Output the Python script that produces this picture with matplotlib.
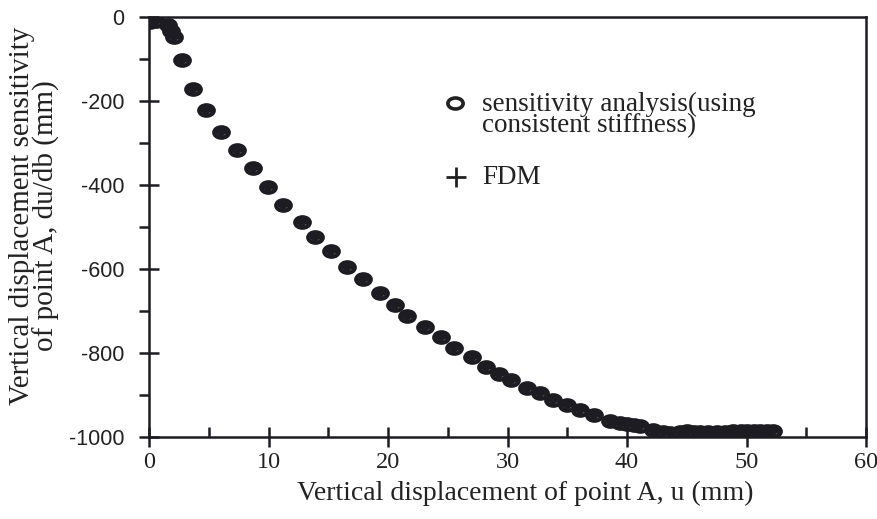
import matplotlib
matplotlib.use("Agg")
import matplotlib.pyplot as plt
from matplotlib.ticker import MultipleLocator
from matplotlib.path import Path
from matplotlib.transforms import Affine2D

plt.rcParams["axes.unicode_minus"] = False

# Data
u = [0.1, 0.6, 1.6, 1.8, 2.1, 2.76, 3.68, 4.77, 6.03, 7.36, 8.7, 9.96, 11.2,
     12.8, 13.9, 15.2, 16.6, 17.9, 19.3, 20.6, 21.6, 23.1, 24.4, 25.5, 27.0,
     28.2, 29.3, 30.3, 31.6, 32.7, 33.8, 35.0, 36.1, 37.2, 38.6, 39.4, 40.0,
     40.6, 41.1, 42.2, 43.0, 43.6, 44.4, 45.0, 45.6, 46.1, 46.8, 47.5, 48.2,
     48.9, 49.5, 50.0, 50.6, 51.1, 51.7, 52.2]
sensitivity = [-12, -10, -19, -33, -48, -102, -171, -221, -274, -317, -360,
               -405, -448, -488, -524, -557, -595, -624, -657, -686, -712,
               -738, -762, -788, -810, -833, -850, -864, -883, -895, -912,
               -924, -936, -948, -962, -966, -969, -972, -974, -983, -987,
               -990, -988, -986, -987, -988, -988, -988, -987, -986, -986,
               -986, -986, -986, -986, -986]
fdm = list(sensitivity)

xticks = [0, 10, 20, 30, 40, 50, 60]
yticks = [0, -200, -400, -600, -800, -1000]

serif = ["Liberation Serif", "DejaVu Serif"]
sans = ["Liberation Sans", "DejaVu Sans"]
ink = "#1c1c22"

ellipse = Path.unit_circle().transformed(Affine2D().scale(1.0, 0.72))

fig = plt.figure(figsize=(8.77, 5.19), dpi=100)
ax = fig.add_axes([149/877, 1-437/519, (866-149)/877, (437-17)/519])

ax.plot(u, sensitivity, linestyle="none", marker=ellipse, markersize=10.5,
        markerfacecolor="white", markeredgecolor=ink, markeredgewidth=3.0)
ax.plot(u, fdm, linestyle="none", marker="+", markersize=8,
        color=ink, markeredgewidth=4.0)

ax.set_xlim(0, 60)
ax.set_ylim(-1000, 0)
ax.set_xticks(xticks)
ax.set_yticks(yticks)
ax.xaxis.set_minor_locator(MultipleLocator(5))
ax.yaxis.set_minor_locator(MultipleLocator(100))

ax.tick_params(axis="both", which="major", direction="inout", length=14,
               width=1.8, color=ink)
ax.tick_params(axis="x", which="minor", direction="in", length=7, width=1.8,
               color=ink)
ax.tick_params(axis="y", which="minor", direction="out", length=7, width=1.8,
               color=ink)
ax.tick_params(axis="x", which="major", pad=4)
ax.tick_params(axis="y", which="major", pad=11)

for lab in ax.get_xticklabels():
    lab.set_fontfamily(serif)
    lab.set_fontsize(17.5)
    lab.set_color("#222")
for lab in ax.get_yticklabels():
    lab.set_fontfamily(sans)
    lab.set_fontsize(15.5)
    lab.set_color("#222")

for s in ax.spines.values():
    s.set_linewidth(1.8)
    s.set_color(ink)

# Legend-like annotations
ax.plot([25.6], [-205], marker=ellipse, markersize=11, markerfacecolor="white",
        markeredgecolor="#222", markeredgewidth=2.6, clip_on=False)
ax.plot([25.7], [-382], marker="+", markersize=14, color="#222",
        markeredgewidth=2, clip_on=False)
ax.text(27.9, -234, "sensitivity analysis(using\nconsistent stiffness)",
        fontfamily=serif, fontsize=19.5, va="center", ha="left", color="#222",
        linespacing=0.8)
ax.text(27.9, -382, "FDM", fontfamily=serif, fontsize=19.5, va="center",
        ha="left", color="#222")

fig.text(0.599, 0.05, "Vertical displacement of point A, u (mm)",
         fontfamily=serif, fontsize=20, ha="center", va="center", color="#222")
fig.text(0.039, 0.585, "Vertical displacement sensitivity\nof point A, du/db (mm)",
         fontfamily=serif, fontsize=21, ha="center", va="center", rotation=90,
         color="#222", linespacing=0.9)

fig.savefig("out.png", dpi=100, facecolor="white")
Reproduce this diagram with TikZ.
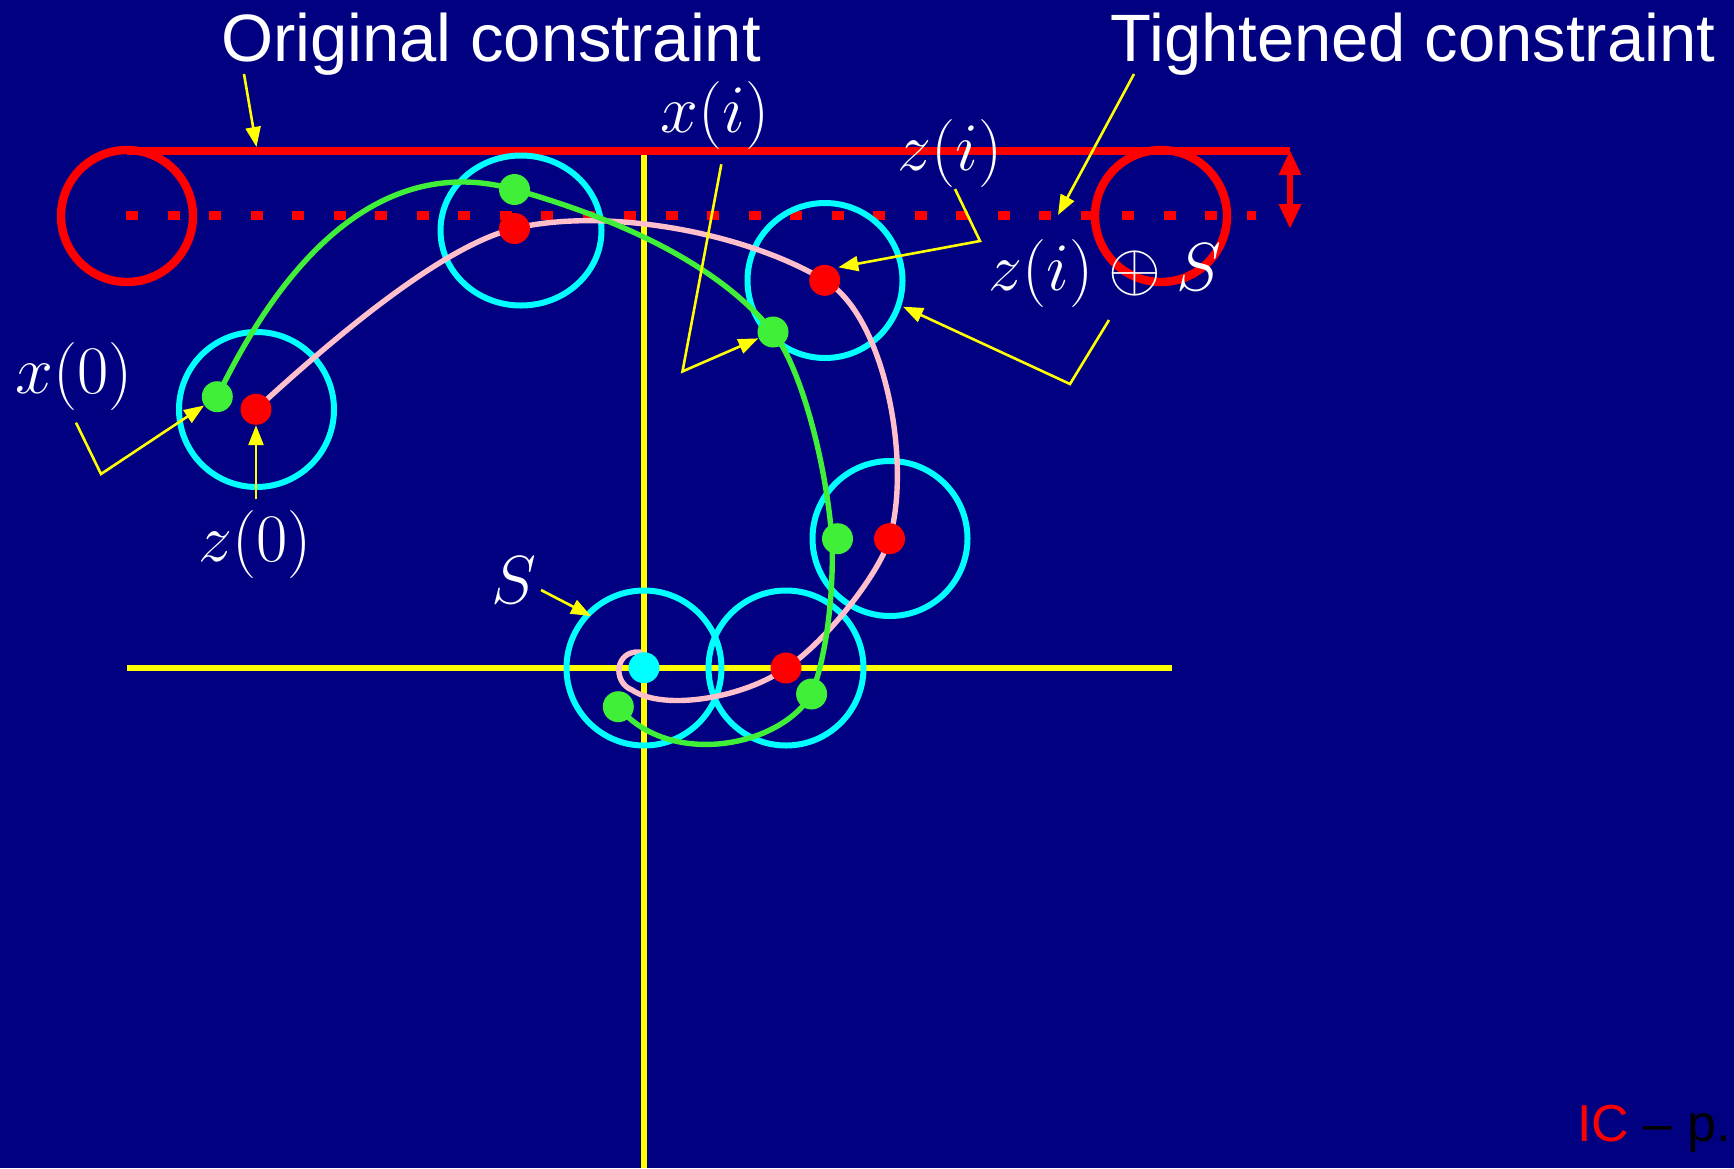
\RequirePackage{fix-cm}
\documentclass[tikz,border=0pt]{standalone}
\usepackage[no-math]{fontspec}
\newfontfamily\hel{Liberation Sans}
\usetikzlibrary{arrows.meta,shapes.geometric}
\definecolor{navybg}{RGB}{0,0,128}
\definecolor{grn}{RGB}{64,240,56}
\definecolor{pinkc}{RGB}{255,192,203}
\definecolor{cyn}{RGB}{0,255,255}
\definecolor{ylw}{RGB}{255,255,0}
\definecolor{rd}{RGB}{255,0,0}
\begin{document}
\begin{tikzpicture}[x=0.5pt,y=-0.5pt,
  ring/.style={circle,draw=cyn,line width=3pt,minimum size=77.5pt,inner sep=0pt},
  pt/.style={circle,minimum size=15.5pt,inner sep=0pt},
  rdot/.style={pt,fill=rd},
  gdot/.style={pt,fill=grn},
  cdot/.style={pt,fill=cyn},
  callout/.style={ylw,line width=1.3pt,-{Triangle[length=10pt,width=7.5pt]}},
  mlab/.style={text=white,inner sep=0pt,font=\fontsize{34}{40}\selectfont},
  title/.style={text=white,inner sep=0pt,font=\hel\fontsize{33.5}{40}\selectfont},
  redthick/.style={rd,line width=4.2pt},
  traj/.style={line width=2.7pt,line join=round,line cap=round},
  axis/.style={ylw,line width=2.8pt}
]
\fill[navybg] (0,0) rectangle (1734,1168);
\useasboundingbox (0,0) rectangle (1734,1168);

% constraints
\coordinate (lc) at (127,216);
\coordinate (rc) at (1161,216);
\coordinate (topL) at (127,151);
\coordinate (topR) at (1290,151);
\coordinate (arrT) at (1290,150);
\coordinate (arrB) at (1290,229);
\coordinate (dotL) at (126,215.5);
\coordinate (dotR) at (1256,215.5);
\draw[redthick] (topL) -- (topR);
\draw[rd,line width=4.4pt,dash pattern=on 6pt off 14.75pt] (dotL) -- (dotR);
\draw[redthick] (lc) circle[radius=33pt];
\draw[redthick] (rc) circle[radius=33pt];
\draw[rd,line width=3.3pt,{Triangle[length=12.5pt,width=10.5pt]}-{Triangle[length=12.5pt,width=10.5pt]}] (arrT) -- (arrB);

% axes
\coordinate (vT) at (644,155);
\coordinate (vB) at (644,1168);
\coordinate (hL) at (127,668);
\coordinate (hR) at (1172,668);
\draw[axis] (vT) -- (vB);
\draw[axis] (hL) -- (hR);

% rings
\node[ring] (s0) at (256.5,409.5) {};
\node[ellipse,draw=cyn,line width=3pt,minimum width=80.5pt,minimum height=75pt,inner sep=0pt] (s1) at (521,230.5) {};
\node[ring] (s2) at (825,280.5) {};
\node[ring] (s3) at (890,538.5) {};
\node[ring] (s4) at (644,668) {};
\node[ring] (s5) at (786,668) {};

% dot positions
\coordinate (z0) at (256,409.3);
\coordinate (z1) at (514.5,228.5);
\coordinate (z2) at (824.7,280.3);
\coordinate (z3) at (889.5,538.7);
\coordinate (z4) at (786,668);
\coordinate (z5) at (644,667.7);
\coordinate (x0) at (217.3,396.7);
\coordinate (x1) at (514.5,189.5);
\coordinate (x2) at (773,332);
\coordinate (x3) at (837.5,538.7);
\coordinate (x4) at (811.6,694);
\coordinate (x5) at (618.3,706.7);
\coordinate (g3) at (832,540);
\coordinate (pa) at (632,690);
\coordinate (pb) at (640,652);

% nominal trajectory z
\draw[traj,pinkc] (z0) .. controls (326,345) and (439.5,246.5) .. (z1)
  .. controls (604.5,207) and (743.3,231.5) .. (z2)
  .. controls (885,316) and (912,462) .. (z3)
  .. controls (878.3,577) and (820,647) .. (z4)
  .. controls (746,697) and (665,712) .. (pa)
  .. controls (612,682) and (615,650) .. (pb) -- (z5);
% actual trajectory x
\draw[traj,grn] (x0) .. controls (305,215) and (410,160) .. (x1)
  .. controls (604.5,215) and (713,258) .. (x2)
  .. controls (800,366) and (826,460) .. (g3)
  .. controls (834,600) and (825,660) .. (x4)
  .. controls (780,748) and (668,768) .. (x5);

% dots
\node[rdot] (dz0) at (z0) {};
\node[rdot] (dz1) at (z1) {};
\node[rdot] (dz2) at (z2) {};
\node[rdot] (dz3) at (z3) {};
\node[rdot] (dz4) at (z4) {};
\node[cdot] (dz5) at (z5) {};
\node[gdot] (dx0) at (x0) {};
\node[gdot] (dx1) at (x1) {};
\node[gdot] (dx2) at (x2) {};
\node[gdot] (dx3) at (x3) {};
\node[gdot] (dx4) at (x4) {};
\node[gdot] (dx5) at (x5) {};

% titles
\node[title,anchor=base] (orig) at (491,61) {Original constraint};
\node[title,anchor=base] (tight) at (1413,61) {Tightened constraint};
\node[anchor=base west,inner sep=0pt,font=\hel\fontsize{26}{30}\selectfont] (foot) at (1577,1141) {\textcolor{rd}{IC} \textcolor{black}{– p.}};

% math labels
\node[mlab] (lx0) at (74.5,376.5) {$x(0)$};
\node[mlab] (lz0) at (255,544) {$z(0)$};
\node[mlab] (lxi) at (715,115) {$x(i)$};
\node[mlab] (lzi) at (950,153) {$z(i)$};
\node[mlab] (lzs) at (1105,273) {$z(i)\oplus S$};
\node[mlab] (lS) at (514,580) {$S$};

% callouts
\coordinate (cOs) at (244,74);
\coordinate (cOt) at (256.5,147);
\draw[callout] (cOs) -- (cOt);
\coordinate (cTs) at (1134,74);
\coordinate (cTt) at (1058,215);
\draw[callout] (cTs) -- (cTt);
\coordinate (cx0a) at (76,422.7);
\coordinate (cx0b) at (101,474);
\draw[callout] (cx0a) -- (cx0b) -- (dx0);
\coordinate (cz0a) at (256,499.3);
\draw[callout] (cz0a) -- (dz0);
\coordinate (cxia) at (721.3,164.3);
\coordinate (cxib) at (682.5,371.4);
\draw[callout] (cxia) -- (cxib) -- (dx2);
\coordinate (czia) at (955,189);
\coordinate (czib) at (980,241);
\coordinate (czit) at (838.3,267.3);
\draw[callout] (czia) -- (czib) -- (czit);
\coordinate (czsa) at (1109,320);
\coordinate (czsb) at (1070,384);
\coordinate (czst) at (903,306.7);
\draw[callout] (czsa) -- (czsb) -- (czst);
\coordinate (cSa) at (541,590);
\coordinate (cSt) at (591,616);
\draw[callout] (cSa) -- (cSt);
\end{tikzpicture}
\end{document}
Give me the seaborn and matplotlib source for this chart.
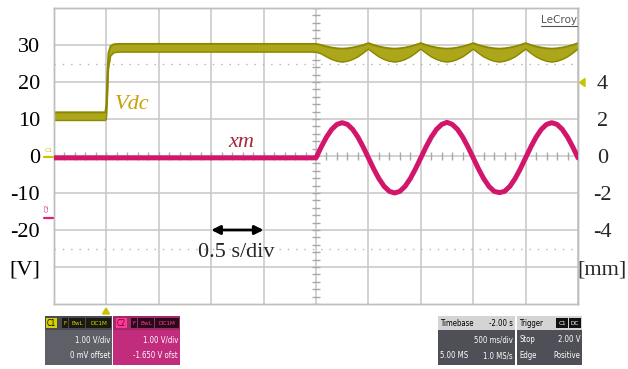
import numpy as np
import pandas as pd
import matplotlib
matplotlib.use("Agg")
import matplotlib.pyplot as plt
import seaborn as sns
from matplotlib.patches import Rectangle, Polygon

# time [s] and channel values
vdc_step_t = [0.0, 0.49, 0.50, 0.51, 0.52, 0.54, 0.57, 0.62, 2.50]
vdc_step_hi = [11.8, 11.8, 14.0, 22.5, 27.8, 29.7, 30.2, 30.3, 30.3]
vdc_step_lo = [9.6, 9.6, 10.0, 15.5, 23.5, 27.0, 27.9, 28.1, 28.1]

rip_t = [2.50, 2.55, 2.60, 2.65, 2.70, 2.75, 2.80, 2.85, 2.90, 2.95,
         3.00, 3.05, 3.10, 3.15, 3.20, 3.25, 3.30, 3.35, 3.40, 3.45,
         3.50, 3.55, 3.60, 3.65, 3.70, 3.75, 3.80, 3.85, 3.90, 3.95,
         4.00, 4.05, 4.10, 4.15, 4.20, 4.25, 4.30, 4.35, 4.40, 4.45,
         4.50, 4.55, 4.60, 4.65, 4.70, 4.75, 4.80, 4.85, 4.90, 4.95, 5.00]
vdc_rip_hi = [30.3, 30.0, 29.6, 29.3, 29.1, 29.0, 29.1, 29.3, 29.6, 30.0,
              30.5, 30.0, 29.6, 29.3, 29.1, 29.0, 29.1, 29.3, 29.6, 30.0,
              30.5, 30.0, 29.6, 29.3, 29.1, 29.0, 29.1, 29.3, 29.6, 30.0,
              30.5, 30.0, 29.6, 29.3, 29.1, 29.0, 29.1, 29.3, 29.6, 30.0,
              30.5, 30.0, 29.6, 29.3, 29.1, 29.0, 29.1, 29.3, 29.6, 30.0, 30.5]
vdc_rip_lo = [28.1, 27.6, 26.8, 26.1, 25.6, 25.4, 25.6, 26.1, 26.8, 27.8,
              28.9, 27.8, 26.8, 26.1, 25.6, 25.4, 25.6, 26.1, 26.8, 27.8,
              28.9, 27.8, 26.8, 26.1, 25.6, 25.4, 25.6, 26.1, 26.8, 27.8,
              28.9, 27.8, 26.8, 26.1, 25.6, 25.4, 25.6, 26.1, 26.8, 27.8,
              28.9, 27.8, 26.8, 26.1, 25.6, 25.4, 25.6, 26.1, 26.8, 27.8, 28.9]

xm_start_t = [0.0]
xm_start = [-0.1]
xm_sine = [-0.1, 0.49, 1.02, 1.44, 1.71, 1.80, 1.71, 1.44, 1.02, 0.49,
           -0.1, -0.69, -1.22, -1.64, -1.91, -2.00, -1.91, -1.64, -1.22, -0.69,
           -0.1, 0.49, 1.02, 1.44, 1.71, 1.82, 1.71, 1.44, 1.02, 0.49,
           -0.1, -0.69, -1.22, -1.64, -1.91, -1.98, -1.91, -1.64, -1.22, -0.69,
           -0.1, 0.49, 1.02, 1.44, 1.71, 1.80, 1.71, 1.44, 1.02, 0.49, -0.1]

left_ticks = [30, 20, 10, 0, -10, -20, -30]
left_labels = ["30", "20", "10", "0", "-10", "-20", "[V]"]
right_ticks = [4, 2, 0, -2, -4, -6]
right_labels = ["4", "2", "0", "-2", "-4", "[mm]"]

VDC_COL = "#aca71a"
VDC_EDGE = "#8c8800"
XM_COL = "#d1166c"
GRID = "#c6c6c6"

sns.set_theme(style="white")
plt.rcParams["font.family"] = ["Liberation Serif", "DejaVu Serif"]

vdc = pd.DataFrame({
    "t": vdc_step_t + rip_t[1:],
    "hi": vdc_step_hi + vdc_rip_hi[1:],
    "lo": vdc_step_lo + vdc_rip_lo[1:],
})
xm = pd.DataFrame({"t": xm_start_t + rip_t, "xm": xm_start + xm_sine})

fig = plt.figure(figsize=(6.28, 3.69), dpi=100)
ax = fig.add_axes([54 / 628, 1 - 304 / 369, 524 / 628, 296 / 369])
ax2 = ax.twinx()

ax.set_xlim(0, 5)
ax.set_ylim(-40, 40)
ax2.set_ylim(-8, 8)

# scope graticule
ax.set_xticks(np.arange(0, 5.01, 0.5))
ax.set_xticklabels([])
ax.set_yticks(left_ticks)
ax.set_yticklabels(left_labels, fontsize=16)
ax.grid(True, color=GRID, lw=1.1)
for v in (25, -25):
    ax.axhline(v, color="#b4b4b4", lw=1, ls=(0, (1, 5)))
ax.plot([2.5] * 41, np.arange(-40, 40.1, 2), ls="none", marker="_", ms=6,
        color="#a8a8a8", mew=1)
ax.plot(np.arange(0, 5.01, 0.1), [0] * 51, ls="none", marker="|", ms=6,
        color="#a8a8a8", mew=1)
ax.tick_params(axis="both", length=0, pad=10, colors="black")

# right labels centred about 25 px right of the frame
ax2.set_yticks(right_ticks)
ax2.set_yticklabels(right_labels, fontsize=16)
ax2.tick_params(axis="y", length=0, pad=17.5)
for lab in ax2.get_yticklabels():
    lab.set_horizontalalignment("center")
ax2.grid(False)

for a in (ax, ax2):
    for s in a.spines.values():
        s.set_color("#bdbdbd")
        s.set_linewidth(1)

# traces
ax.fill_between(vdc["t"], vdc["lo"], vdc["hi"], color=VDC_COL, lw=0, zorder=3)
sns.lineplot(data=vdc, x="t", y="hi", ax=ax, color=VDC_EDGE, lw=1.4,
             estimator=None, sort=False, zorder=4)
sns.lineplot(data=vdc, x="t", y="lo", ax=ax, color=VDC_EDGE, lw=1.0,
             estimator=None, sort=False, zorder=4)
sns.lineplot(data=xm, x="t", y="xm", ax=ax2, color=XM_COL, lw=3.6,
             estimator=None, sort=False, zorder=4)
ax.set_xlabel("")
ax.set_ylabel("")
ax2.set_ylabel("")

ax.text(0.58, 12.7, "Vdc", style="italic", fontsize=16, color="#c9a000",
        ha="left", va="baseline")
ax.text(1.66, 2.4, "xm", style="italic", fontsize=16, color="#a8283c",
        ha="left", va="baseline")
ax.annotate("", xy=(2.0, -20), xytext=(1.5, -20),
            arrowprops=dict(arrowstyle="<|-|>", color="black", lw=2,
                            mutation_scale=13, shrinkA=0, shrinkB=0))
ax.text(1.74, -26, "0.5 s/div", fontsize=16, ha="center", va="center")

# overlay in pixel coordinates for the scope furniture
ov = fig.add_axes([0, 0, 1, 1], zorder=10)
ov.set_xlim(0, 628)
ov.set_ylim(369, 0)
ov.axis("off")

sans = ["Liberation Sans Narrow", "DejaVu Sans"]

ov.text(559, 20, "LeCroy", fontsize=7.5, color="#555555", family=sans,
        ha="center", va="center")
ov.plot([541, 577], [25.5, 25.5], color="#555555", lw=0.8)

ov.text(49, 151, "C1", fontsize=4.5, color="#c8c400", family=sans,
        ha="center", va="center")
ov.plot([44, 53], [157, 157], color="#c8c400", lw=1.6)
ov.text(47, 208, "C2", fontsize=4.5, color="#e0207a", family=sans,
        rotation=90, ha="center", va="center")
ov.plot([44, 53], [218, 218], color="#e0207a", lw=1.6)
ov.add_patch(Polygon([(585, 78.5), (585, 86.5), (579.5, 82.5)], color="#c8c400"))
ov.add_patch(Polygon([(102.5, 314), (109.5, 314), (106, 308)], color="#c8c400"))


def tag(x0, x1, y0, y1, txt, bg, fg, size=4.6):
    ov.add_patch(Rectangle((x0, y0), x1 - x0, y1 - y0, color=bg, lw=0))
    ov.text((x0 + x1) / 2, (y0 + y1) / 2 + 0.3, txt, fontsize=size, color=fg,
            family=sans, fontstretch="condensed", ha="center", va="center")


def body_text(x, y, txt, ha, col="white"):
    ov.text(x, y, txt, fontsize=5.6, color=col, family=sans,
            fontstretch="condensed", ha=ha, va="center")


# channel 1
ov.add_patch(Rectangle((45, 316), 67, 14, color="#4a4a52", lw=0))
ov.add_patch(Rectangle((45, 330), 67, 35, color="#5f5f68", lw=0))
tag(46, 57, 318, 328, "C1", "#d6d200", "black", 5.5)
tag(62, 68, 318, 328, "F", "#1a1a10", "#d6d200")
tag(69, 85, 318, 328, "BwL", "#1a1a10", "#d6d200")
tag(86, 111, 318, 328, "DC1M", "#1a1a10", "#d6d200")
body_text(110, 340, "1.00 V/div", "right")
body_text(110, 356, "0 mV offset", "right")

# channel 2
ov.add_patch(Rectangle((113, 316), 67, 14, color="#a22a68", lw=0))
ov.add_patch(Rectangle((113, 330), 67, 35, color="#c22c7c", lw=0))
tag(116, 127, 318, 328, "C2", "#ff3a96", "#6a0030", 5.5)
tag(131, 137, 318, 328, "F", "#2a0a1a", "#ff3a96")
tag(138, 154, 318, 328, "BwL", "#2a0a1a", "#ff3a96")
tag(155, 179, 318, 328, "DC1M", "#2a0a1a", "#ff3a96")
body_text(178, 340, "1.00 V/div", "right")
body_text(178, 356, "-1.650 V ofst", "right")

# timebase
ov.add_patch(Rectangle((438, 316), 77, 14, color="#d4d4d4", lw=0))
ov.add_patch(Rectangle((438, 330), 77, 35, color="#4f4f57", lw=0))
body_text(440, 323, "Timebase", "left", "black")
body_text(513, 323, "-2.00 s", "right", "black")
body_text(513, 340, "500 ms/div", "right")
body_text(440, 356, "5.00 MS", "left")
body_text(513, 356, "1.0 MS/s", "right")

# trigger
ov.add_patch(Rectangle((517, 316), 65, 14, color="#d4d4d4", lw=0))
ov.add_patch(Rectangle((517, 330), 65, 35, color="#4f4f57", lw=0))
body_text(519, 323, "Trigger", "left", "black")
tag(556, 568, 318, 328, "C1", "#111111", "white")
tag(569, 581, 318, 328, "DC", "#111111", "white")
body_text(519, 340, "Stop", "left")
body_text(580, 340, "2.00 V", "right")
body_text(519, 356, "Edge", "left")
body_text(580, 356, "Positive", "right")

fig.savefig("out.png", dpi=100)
———
Omit all pictures, and reproduce exactly the lines from the one holding "Give me the" through the one holding "27.9, 28.1, 28.1]", both included.

Give me the seaborn and matplotlib source for this chart.
import numpy as np
import pandas as pd
import matplotlib
matplotlib.use("Agg")
import matplotlib.pyplot as plt
import seaborn as sns
from matplotlib.patches import Rectangle, Polygon

# time [s] and channel values
vdc_step_t = [0.0, 0.49, 0.50, 0.51, 0.52, 0.54, 0.57, 0.62, 2.50]
vdc_step_hi = [11.8, 11.8, 14.0, 22.5, 27.8, 29.7, 30.2, 30.3, 30.3]
vdc_step_lo = [9.6, 9.6, 10.0, 15.5, 23.5, 27.0, 27.9, 28.1, 28.1]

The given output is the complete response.